[Begin LISTED RECORDS]

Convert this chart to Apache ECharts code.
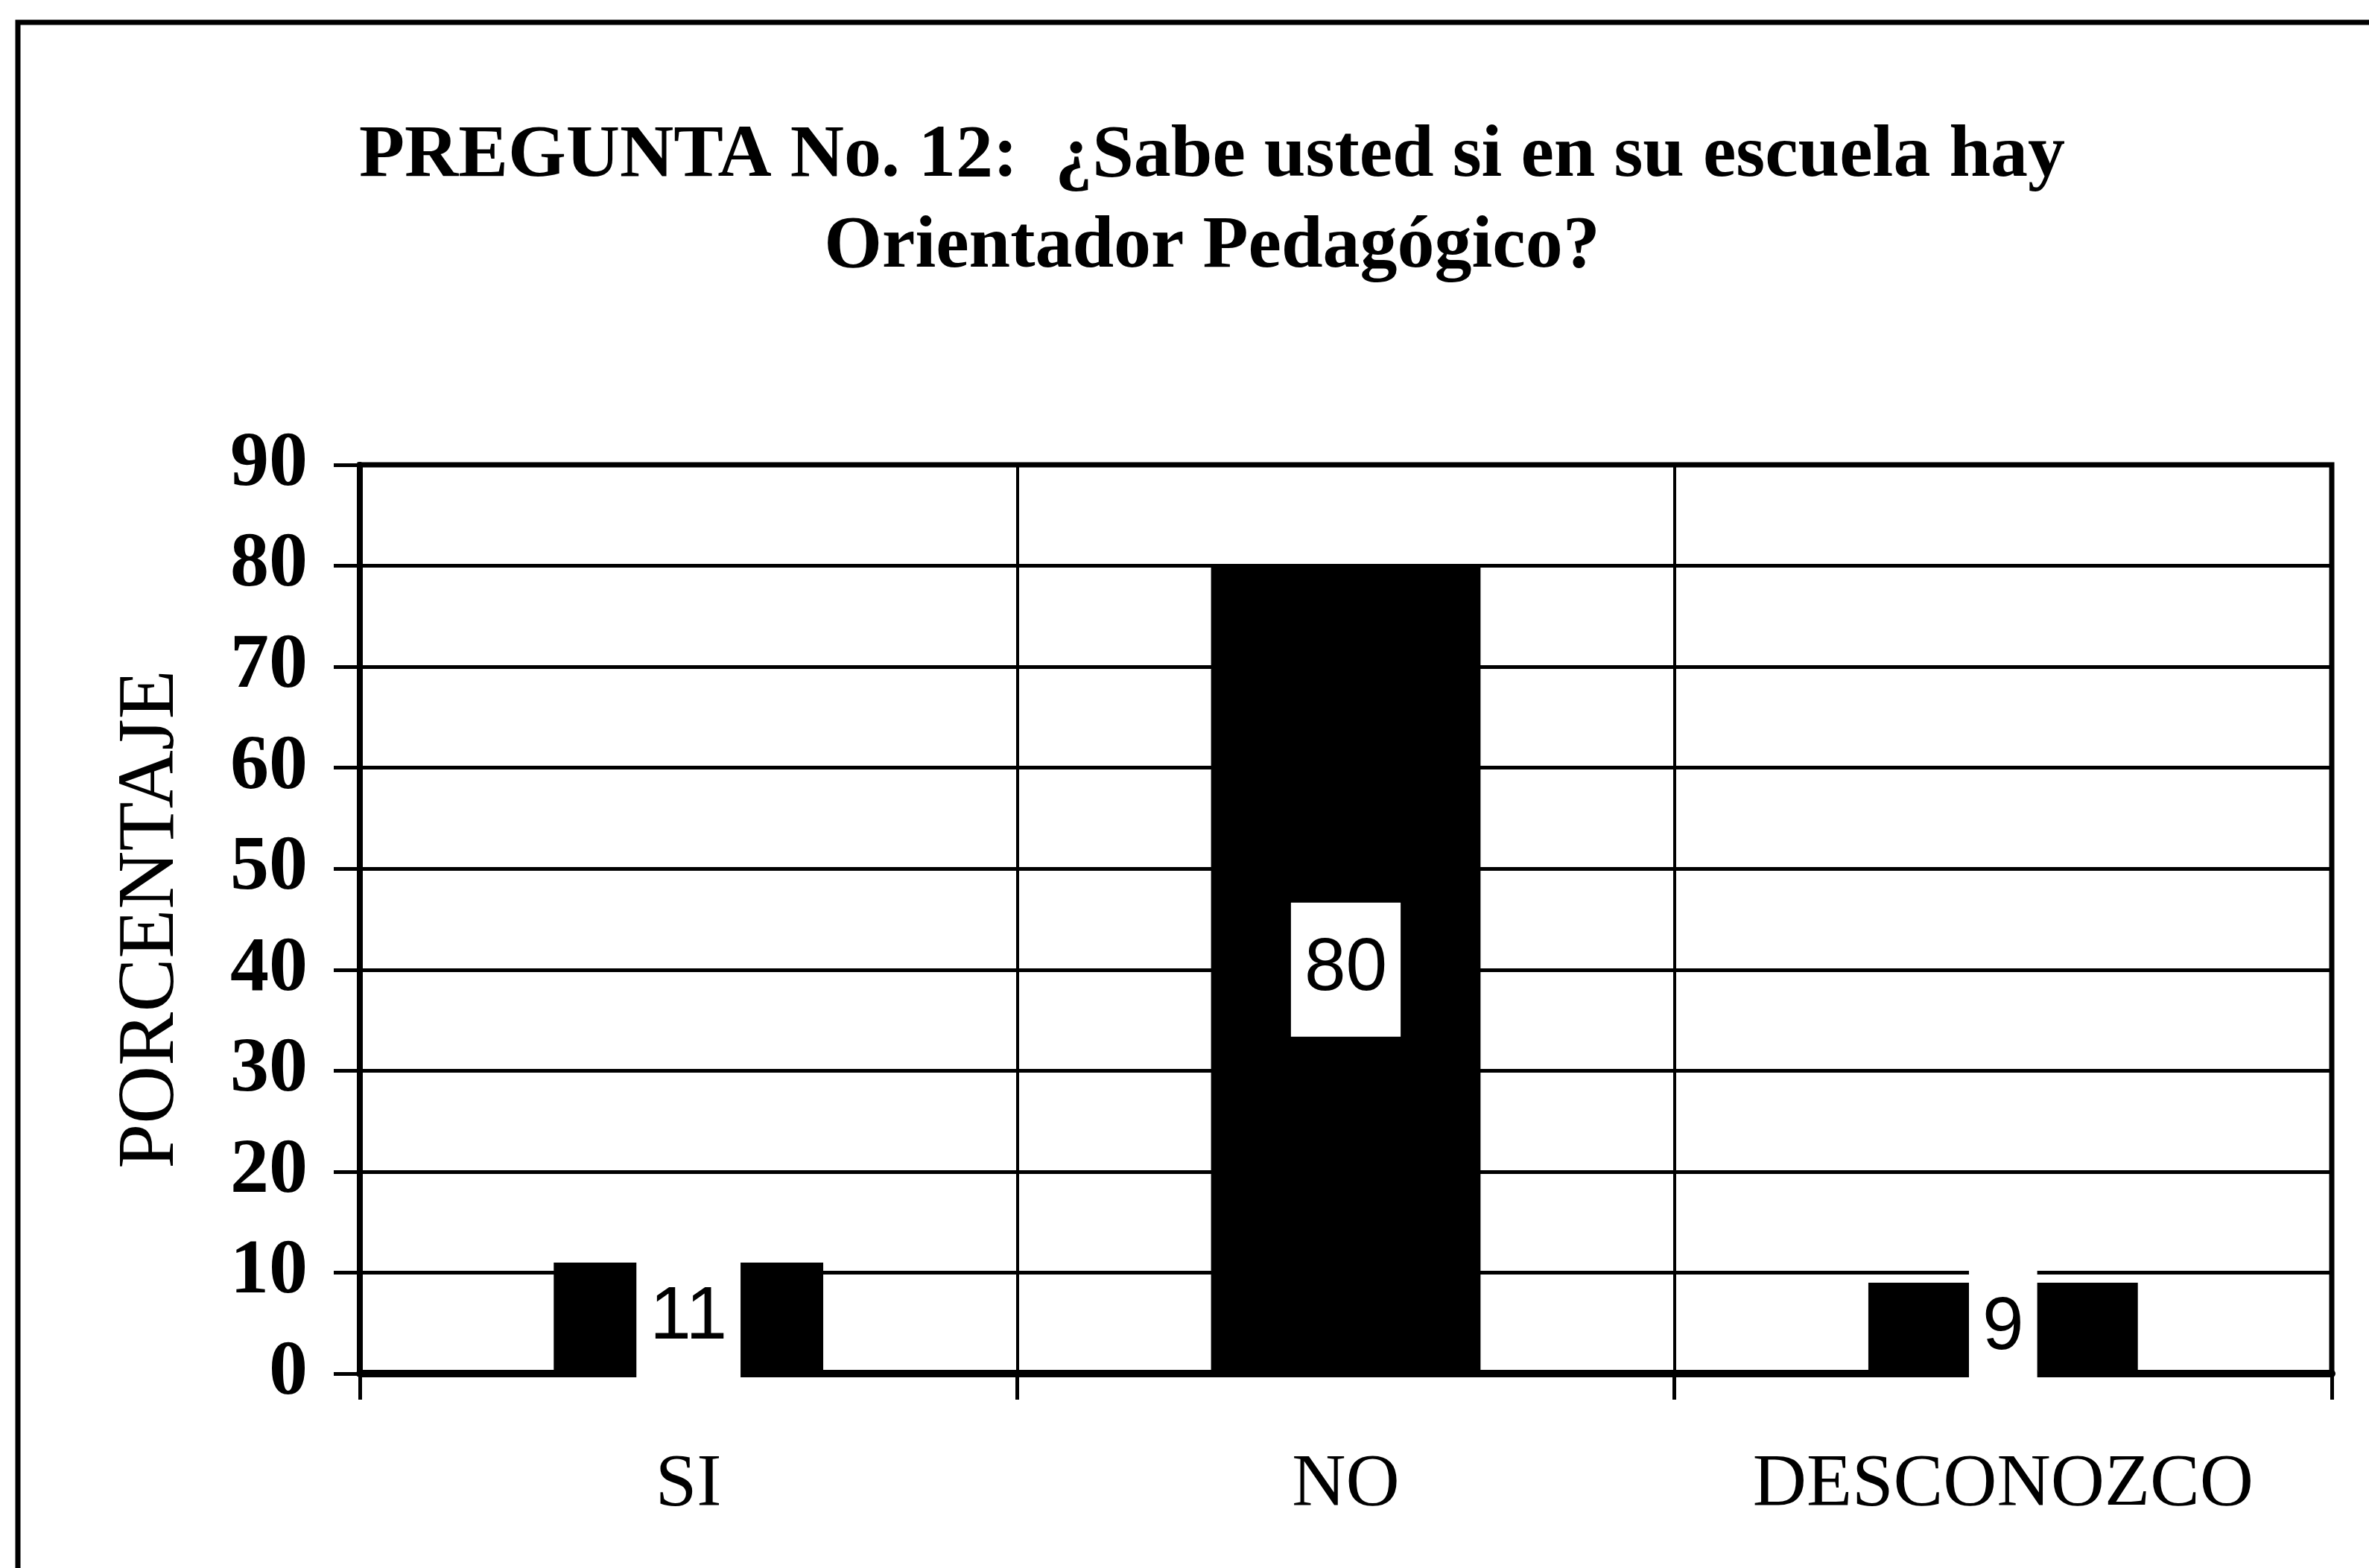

[End LISTED RECORDS]
[Begin LISTED RECORDS]

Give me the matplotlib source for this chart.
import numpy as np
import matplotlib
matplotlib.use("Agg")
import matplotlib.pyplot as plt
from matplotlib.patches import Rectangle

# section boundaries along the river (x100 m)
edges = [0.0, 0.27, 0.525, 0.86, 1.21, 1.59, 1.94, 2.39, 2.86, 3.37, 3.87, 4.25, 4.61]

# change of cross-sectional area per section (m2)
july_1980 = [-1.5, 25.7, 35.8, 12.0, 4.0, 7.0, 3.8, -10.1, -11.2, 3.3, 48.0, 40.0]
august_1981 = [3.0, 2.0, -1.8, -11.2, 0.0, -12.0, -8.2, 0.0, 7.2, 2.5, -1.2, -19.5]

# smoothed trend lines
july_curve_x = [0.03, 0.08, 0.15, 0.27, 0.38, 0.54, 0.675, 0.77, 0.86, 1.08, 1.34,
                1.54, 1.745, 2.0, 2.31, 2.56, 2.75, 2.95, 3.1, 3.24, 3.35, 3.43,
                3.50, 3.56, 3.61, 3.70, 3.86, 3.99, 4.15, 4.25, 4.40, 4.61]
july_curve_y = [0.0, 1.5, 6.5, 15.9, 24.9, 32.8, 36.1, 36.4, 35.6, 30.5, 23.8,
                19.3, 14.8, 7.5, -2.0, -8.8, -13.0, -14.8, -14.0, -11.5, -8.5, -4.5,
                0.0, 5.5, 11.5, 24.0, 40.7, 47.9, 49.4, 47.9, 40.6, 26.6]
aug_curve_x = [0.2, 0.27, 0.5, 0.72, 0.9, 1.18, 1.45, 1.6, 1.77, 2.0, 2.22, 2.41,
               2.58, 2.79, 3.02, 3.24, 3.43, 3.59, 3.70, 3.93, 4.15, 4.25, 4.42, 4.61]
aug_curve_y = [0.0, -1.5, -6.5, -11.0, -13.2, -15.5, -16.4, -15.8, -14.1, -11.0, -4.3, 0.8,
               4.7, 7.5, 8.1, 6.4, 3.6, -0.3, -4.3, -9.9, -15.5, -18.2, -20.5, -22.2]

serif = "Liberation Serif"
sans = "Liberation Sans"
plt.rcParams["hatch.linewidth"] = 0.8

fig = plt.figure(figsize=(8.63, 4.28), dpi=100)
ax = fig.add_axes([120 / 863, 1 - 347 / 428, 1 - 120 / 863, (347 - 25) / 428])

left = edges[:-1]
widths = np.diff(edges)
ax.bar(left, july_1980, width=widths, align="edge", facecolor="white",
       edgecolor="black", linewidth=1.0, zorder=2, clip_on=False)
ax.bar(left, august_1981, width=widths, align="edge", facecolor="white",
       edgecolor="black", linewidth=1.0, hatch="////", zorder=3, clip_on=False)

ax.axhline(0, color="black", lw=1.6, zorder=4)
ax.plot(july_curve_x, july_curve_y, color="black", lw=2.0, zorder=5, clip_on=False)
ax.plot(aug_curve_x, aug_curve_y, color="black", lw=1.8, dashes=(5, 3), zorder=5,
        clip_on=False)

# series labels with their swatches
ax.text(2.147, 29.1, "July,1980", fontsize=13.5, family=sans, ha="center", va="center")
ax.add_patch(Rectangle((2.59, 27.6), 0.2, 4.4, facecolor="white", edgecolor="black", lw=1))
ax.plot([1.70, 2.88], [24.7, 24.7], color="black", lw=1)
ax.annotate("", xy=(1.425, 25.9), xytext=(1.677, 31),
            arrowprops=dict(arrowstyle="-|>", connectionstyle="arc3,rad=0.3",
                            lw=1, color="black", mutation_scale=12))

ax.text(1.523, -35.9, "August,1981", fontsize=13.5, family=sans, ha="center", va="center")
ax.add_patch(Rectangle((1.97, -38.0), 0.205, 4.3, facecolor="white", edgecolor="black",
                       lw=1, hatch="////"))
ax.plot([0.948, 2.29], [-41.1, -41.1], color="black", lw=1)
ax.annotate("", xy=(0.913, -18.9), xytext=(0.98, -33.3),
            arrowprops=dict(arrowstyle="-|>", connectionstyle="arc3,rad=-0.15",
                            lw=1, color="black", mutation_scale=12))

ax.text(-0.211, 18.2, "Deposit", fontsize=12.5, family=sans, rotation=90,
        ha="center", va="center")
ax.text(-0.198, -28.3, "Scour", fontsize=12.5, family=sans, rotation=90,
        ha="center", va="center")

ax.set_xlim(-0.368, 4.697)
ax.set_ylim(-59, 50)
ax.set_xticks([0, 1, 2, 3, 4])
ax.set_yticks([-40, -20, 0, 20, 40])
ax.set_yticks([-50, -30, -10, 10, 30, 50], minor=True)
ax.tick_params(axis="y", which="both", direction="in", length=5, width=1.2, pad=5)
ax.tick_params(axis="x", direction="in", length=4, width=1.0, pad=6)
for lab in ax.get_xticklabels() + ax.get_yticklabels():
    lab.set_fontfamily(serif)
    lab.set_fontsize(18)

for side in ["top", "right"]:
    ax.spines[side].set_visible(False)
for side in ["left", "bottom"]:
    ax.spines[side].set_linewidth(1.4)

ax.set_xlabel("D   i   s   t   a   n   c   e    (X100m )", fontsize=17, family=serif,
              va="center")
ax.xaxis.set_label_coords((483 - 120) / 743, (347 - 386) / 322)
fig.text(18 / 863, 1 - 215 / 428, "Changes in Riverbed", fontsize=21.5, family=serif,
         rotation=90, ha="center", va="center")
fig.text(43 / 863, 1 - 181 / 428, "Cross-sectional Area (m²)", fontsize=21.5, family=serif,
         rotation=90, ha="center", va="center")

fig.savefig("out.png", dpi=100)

[End LISTED RECORDS]
[Begin LISTED RECORDS]

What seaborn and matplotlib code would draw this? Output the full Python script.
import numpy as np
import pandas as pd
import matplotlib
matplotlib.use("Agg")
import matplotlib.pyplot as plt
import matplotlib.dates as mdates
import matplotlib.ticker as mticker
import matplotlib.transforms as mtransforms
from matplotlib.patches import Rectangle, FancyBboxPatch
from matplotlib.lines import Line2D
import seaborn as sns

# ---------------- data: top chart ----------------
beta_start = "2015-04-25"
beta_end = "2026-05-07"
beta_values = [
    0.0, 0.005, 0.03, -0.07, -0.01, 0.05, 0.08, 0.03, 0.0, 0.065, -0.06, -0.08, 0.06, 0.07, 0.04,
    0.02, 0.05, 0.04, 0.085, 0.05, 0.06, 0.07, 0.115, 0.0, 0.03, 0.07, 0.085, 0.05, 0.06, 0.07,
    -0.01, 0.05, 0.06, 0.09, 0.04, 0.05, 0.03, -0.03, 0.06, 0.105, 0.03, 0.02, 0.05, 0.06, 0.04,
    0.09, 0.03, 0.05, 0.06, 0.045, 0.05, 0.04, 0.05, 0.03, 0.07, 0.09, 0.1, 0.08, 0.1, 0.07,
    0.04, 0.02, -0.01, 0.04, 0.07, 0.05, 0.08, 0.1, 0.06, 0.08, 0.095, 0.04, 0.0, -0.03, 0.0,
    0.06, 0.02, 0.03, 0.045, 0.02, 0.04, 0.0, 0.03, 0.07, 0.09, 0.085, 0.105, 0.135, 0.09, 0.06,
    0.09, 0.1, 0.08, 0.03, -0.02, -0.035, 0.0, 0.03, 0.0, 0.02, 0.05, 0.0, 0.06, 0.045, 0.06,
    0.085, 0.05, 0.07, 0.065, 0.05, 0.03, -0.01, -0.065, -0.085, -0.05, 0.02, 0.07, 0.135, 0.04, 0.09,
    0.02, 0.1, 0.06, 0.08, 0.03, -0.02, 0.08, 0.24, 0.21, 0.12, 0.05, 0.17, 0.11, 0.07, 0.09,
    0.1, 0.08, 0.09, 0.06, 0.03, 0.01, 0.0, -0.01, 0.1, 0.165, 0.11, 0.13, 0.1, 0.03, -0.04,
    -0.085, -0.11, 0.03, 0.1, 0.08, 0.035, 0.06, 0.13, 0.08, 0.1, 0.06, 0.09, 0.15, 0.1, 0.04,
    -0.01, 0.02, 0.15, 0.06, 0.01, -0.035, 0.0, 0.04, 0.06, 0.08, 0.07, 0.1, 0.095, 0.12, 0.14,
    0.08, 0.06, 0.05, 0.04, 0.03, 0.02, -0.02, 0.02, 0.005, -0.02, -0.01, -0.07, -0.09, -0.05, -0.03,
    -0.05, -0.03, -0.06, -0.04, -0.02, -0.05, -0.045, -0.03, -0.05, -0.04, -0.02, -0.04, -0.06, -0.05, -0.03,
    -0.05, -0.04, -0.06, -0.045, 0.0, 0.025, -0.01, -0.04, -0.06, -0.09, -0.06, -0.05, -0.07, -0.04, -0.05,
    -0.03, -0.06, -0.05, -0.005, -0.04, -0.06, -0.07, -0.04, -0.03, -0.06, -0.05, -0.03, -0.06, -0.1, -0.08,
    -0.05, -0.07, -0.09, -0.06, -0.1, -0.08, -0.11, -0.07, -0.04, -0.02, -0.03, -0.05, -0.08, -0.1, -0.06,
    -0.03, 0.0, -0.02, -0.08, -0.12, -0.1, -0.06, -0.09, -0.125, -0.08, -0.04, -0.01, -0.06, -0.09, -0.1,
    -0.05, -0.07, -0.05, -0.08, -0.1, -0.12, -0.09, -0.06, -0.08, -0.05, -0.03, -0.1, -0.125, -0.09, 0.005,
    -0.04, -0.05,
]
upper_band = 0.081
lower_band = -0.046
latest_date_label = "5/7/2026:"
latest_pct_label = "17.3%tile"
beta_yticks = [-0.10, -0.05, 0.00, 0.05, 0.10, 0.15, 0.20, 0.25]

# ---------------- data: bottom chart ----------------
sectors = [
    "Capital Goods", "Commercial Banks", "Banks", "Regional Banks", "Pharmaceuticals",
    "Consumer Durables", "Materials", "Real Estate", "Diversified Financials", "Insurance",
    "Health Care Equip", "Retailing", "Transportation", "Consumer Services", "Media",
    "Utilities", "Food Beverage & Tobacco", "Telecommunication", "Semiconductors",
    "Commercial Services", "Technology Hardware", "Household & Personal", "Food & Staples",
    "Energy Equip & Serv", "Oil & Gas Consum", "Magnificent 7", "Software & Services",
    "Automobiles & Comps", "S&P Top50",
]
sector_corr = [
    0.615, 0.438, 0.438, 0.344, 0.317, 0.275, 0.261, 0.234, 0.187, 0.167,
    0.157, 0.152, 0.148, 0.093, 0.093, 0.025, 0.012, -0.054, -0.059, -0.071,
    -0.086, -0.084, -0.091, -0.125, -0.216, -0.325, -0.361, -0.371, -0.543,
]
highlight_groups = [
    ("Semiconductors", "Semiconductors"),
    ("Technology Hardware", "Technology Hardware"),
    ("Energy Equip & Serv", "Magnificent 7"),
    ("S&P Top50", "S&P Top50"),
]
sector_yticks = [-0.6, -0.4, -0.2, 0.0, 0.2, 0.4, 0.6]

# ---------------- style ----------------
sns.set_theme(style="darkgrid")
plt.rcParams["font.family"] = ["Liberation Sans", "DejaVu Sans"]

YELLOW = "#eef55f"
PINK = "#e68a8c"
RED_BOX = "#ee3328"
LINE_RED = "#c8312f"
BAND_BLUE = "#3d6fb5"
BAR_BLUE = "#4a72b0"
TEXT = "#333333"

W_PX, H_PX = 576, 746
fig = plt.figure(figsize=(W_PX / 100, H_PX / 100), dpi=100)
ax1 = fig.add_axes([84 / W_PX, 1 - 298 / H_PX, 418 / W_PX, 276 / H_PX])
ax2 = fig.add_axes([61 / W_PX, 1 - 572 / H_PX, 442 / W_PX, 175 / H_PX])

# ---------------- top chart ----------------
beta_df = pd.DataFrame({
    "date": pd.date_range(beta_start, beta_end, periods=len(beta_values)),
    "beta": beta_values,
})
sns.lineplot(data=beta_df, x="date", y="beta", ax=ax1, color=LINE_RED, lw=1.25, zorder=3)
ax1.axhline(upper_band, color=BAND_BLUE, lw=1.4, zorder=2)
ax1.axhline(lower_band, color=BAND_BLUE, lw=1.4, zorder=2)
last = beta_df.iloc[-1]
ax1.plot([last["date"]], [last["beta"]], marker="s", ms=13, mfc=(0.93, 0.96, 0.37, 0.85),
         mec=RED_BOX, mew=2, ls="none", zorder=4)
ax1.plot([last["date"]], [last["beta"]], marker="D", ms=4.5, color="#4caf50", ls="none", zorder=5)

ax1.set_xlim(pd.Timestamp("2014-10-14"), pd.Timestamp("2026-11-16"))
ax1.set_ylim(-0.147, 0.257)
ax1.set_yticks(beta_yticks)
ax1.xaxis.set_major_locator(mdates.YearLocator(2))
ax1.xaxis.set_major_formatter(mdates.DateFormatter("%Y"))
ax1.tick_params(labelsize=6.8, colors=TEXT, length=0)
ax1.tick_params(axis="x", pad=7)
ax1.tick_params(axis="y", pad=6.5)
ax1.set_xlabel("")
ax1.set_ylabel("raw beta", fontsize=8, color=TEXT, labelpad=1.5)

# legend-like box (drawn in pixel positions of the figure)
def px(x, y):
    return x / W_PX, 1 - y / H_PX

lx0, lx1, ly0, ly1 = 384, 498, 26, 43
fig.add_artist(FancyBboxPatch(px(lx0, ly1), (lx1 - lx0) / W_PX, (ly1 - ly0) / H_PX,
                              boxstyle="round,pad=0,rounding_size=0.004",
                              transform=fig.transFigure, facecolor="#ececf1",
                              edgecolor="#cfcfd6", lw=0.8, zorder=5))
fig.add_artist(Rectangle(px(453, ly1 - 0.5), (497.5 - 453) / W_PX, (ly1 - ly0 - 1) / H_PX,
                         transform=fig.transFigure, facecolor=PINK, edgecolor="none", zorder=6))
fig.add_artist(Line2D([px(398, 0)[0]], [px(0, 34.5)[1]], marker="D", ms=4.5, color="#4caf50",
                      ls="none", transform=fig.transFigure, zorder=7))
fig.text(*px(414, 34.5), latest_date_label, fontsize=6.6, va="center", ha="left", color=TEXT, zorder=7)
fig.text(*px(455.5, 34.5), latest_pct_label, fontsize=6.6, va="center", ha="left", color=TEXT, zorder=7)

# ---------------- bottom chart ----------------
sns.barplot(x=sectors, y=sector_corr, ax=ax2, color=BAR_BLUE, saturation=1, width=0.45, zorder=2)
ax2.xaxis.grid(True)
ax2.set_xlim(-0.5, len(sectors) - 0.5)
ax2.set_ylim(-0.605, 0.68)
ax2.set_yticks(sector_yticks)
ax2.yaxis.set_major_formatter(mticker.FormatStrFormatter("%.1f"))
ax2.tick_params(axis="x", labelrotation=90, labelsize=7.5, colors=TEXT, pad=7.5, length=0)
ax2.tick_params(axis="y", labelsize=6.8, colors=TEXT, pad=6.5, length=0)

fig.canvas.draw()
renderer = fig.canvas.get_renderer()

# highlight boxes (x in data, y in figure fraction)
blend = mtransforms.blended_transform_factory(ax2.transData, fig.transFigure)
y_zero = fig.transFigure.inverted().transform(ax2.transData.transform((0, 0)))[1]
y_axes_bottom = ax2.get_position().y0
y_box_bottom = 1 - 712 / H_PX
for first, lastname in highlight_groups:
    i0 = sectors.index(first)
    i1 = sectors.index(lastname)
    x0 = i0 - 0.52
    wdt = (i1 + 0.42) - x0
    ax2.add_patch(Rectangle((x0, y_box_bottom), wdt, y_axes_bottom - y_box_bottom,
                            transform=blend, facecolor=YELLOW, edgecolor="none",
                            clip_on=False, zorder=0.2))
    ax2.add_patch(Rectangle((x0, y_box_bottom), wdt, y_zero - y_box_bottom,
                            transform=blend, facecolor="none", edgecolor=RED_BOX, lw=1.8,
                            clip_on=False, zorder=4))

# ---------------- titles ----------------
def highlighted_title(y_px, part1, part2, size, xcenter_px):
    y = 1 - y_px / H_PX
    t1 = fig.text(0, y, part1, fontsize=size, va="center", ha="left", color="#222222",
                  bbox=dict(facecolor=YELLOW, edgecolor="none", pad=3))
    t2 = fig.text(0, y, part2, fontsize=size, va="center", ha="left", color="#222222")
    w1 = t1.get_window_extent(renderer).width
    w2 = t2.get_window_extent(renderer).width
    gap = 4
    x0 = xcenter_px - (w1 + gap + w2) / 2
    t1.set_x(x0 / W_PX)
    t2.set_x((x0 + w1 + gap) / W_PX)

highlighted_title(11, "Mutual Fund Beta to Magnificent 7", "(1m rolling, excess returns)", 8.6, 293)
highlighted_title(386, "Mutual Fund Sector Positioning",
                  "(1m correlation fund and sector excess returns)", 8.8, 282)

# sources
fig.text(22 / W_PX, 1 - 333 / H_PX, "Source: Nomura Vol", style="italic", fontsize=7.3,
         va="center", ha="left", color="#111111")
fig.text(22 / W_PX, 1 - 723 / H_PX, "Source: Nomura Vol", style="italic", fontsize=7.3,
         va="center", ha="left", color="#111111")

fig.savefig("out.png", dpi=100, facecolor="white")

[End LISTED RECORDS]

DIRECTIONS
Give back, word for word, each line from the one containing "What seaborn and" down to the one containing "import seaborn as sns", including those two lines.

RESULT FOR THIS TASK
What seaborn and matplotlib code would draw this? Output the full Python script.
import numpy as np
import pandas as pd
import matplotlib
matplotlib.use("Agg")
import matplotlib.pyplot as plt
import matplotlib.dates as mdates
import matplotlib.ticker as mticker
import matplotlib.transforms as mtransforms
from matplotlib.patches import Rectangle, FancyBboxPatch
from matplotlib.lines import Line2D
import seaborn as sns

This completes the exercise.